For liberty! Go seek

Earth's loftiest heights, and ocean's deepest caves;

Go where the sea-snake and the eagle dwell,

'Midst mighty elements,—where nature is.

And man is not, and ye may see afar,

Impalpable as a rainbow on the clouds.

The glorious vision! Liberty! I dream'd

Of such a goddess once—dream'd that yon slaves

Were Romans, such as rul'd the world, and I

Their tribune—vain and idle dream! Take back

The symbol and the power.

We can well imagine the effect which Mr. Young gives to some of these eloquent passages. They are full of poetical and dramatic fire. Indeed, we know of no professor of the histrionic art who could give so accurate an embodiment of Rienzi—as Mr.

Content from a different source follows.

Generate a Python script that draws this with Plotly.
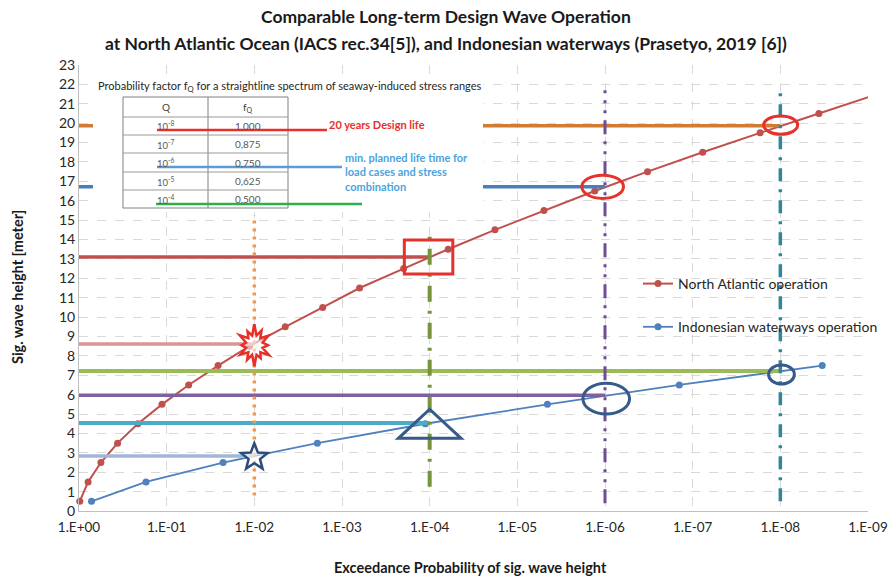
import math
import plotly.graph_objects as go

# ---------------- data ----------------
na_prob = [0.98, 0.787, 0.563, 0.363, 0.213, 0.113, 0.0561, 0.0259, 0.01138, 4.44e-3,
           1.66e-3, 6.3e-4, 1.98e-4, 6.15e-5, 1.80e-5, 4.97e-6, 1.31e-6, 3.27e-7,
           7.69e-8, 1.70e-8, 3.63e-9]
na_height = [0.5, 1.5, 2.5, 3.5, 4.5, 5.5, 6.5, 7.5, 8.5, 9.5, 10.5, 11.5, 12.5,
             13.5, 14.5, 15.5, 16.5, 17.5, 18.5, 19.5, 20.5]
# continuation of the North Atlantic curve beyond the right edge of the axis
na_tail_prob = [3.63e-9, 7.8e-10]
na_tail_height = [20.5, 21.5]

ind_prob = [0.72, 0.172, 0.0227, 1.91e-3, 1.12e-4, 4.54e-6, 1.42e-7, 3.33e-9]
ind_height = [0.5, 1.5, 2.5, 3.5, 4.5, 5.5, 6.5, 7.5]

x_tick_vals = [1, 1e-1, 1e-2, 1e-3, 1e-4, 1e-5, 1e-6, 1e-7, 1e-8, 1e-9]
x_tick_text = ["1.E+00", "1.E-01", "1.E-02", "1.E-03", "1.E-04",
               "1.E-05", "1.E-06", "1.E-07", "1.E-08", "1.E-09"]

# horizontal reference levels: height, end probability, colour, width
ref_heights = [19.87, 16.72, 13.1, 8.61, 7.22, 5.97, 4.54, 2.84]
ref_ends = [1e-8, 1e-6, 1e-4, 1e-2, 1e-8, 1e-6, 1e-4, 1e-2]
ref_colors = ["#D27B34", "#4A7EBB", "#C0504D", "#D99694",
              "#9BBB59", "#7E62A0", "#4BACC6", "#A2B7D8"]
ref_widths = [3.5, 3.5, 3.5, 3.5, 4, 3.5, 4, 3.5]

# vertical probability markers: probability, bottom, top, colour, dash, width
vline_prob = [1e-2, 1e-4, 1e-6, 1e-8]
vline_bottom = [0.8, 1.25, 0.4, 0.5]
vline_top = [15.25, 14.5, 21.7, 21.6]
vline_colors = ["#F79646", "#77933C", "#6E4E92", "#31859C"]
vline_dash = ["3px,5px", "16px,9px,3px,9px", "14px,7px,3px,7px,3px,7px", "13px,8px,3px,8px"]
vline_width = [3.5, 4, 3, 3.5]

# probability-factor table
table_q = ["10<sup>-8</sup>", "10<sup>-7</sup>", "10<sup>-6</sup>", "10<sup>-5</sup>", "10<sup>-4</sup>"]
table_fq = ["1,000", "0,875", "0,750", "0,625", "0,500"]

# ---------------- geometry of the plot frame (pixels) ----------------
W, H = 891, 580
L, R, T, B = 79, 868, 65, 511


def px_x(px):
    return (px - L) / (R - L)


def px_y(py):
    return (B - py) / (B - T)


FONT = "Lato"
RED_SHAPE = "#E5322A"
BLUE_SHAPE = "#375A8A"

fig = go.Figure()

# main series
fig.add_trace(go.Scatter(
    x=na_tail_prob, y=na_tail_height, mode="lines",
    line=dict(color="#C0504D", width=2), showlegend=False, hoverinfo="skip"))
fig.add_trace(go.Scatter(
    x=na_prob, y=na_height, mode="lines+markers", name="North Atlantic operation",
    line=dict(color="#C0504D", width=2),
    marker=dict(color="#C0504D", size=7),
    cliponaxis=False, legendgroup="na"))
fig.add_trace(go.Scatter(
    x=ind_prob, y=ind_height, mode="lines+markers", name="Indonesian waterways operation",
    line=dict(color="#4F81BD", width=1.8),
    marker=dict(color="#4F81BD", size=7),
    cliponaxis=False, legendgroup="ind"))

# horizontal reference lines
for h, pe, c, w in zip(ref_heights, ref_ends, ref_colors, ref_widths):
    fig.add_trace(go.Scatter(x=[1, pe], y=[h, h], mode="lines",
                             line=dict(color=c, width=w), showlegend=False,
                             hoverinfo="skip"))

# vertical probability lines
for p, y0, y1, c, d, w in zip(vline_prob, vline_bottom, vline_top, vline_colors, vline_dash, vline_width):
    fig.add_trace(go.Scatter(x=[p, p], y=[y0, y1], mode="lines",
                             line=dict(color=c, width=w, dash=d), showlegend=False,
                             hoverinfo="skip"))

shapes = []

# highlight marks around the intersections
shapes.append(dict(type="rect", xref="x", yref="y",
                   x0=10 ** -3.711, x1=10 ** -4.264, y0=12.22, y1=13.97,
                   line=dict(color=RED_SHAPE, width=3)))
shapes.append(dict(type="circle", xref="x", yref="y",
                   x0=10 ** -5.736, x1=10 ** -6.211, y0=16.12, y1=17.32,
                   line=dict(color=RED_SHAPE, width=3)))
shapes.append(dict(type="circle", xref="x", yref="y",
                   x0=10 ** -7.81, x1=10 ** -8.198, y0=19.43, y1=20.37,
                   line=dict(color=RED_SHAPE, width=3)))
shapes.append(dict(type="path", xref="x", yref="y",
                   path="M {a},{b} L {c},{b} L {d},{e} Z".format(
                       a=10 ** -3.643, b=3.75, c=10 ** -4.358, d=10 ** -4.0, e=5.25),
                   line=dict(color=BLUE_SHAPE, width=3)))
shapes.append(dict(type="circle", xref="x", yref="y",
                   x0=10 ** -5.748, x1=10 ** -6.28, y0=5.0, y1=6.59,
                   line=dict(color=BLUE_SHAPE, width=3)))
shapes.append(dict(type="circle", xref="x", yref="y",
                   x0=10 ** -7.866, x1=10 ** -8.16, y0=6.55, y1=7.53,
                   line=dict(color=BLUE_SHAPE, width=3)))


def star_path(r_out, r_in, n=5):
    pts = []
    for k in range(2 * n):
        r = r_out if k % 2 == 0 else r_in
        a = math.pi / 2 + k * math.pi / n
        pts.append((r * math.cos(a), r * math.sin(a)))
    return "M " + " L ".join(f"{x:.2f},{y:.2f}" for x, y in pts) + " Z"


def burst_path(radii_out, r_in, sx=0.85):
    n = len(radii_out)
    pts = []
    for k in range(n):
        a0 = math.pi / 2 + k * 2 * math.pi / n
        a1 = a0 + math.pi / n
        pts.append((sx * radii_out[k] * math.cos(a0), radii_out[k] * math.sin(a0)))
        pts.append((sx * r_in * math.cos(a1), r_in * math.sin(a1)))
    return "M " + " L ".join(f"{x:.2f},{y:.2f}" for x, y in pts) + " Z"


burst_radii = [21, 16, 20, 15, 19, 17, 21, 15, 20, 16, 19, 17]

shapes.append(dict(type="path", xref="x", yref="y", xsizemode="pixel", ysizemode="pixel",
                   xanchor=1e-2, yanchor=8.55, path=burst_path(burst_radii, 10),
                   fillcolor="rgba(255,255,255,0.55)",
                   line=dict(color="#E8302A", width=2.5)))
shapes.append(dict(type="path", xref="x", yref="y", xsizemode="pixel", ysizemode="pixel",
                   xanchor=1e-2, yanchor=2.77, path=star_path(14, 6),
                   fillcolor="rgba(255,255,255,0.6)",
                   line=dict(color="#2E4D7B", width=2.5)))

# inset panel with the probability-factor table
shapes.append(dict(type="rect", xref="paper", yref="paper", layer="above",
                   x0=px_x(93), x1=px_x(483), y0=px_y(212), y1=px_y(74),
                   fillcolor="white", line=dict(width=0)))
tbl_l, tbl_m, tbl_r = 123, 208, 288
row_edges = [97, 117, 135, 153, 172, 190, 208]
shapes.append(dict(type="rect", xref="paper", yref="paper",
                   x0=px_x(tbl_l), x1=px_x(tbl_r), y0=px_y(row_edges[-1]), y1=px_y(row_edges[0]),
                   line=dict(color="#808080", width=1)))
shapes.append(dict(type="line", xref="paper", yref="paper",
                   x0=px_x(tbl_m), x1=px_x(tbl_m), y0=px_y(row_edges[-1]), y1=px_y(row_edges[0]),
                   line=dict(color="#808080", width=1)))
for ry in row_edges[1:-1]:
    shapes.append(dict(type="line", xref="paper", yref="paper",
                       x0=px_x(tbl_l), x1=px_x(tbl_r), y0=px_y(ry), y1=px_y(ry),
                       line=dict(color="#9A9A9A", width=1)))

# coloured underlines tying the table rows to the notes
for (x0, x1, y, c) in [(157, 327, 130, "#E8302A"), (157, 342, 167, "#5B9BD5"), (156, 362, 204, "#2DB04B")]:
    shapes.append(dict(type="line", xref="paper", yref="paper",
                       x0=px_x(x0), x1=px_x(x1), y0=px_y(y), y1=px_y(y),
                       line=dict(color=c, width=2.5)))

annotations = []


def note(text, px, py, size, color="#333333", xanchor="center", bold=False, **kw):
    if bold:
        text = f"<b>{text}</b>"
    annotations.append(dict(text=text, x=px_x(px), y=px_y(py), xref="paper", yref="paper",
                            showarrow=False, xanchor=xanchor, yanchor="middle",
                            font=dict(family=FONT, size=size, color=color), **kw))


note("Probability factor f<sub>Q</sub> for a straightline spectrum of seaway-induced stress ranges",
     289, 86, 11, "#262626")
note("Q", (tbl_l + tbl_m) / 2, 107, 10, "#404040")
note("f<sub>Q</sub>", (tbl_m + tbl_r) / 2, 107, 10, "#404040")
for i, (q, f) in enumerate(zip(table_q, table_fq)):
    yc = (row_edges[i + 1] + row_edges[i + 2]) / 2
    note(q, (tbl_l + tbl_m) / 2, yc, 9.5, "#595959")
    note(f, (tbl_m + tbl_r) / 2, yc, 10, "#595959")
note("20 years Design life", 327, 124.5, 11, "#E8302A", xanchor="left", bold=True)
note("min. planned life time for<br>load cases and stress<br>combination", 343, 172, 11,
     "#4BA3DD", xanchor="left", bold=True, align="left")

# titles
note("Comparable Long-term Design Wave Operation", 445.5, 17, 17.5, "#1A1A1A", bold=True)
note("at North Atlantic Ocean (IACS rec.34[5]), and Indonesian waterways (Prasetyo, 2019 [6])",
     445.5, 43, 17.5, "#1A1A1A", bold=True)
note("Sig. wave height [meter]", 17, 287, 14.5, "#1A1A1A", bold=True, textangle=-90)
note("Exceedance Probability of sig. wave height", 470, 567, 14.5, "#1A1A1A", bold=True)

fig.update_layout(
    width=W, height=H,
    margin=dict(l=L, r=W - R, t=T, b=H - B, autoexpand=False),
    paper_bgcolor="white", plot_bgcolor="white",
    font=dict(family=FONT, size=14, color="#262626"),
    showlegend=True,
    legend=dict(x=px_x(638), y=px_y(268), xanchor="left", yanchor="top",
                traceorder="grouped", tracegroupgap=22, bgcolor="rgba(0,0,0,0)",
                font=dict(family=FONT, size=14, color="#262626")),
    shapes=shapes, annotations=annotations,
)
fig.update_xaxes(type="log", range=[0, -9], tickvals=x_tick_vals, ticktext=x_tick_text,
                 showgrid=True, gridcolor="#D9D9D9", griddash="dash", gridwidth=1,
                 showline=True, linecolor="#BFBFBF", linewidth=1, ticks="", automargin=False,
                 ticklabelstandoff=4,
                 tickfont=dict(family=FONT, size=13.5, color="#262626"), zeroline=False)
fig.update_yaxes(range=[0, 23], dtick=1, tick0=0, automargin=False,
                 showgrid=True, gridcolor="#D9D9D9", griddash="dash", gridwidth=1,
                 showline=True, linecolor="#BFBFBF", linewidth=1, ticks="",
                 tickfont=dict(family=FONT, size=14, color="#262626"), zeroline=False)

fig.write_html("out.html")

Young, the most chaste and discreet, if not the most impassioned, actor on the British stage. Again, we can conceive the force of these lines in the manly tones of Mr. Cooper:

I know no father, save the valiant dead

Who lives behind a rampart of his slain

In warlike rest. I bend before no king,

Save the dread Majesty of heaven, Thy foe,

Thy mortal foe, Rienzi.

In reprinting Rienzi, we suggest a larger size; we fear people in a second row of either circle of boxes, will find the type of the present edition too small; besides, they do not want to be checking the performers, or to be puzzled with "stage directions."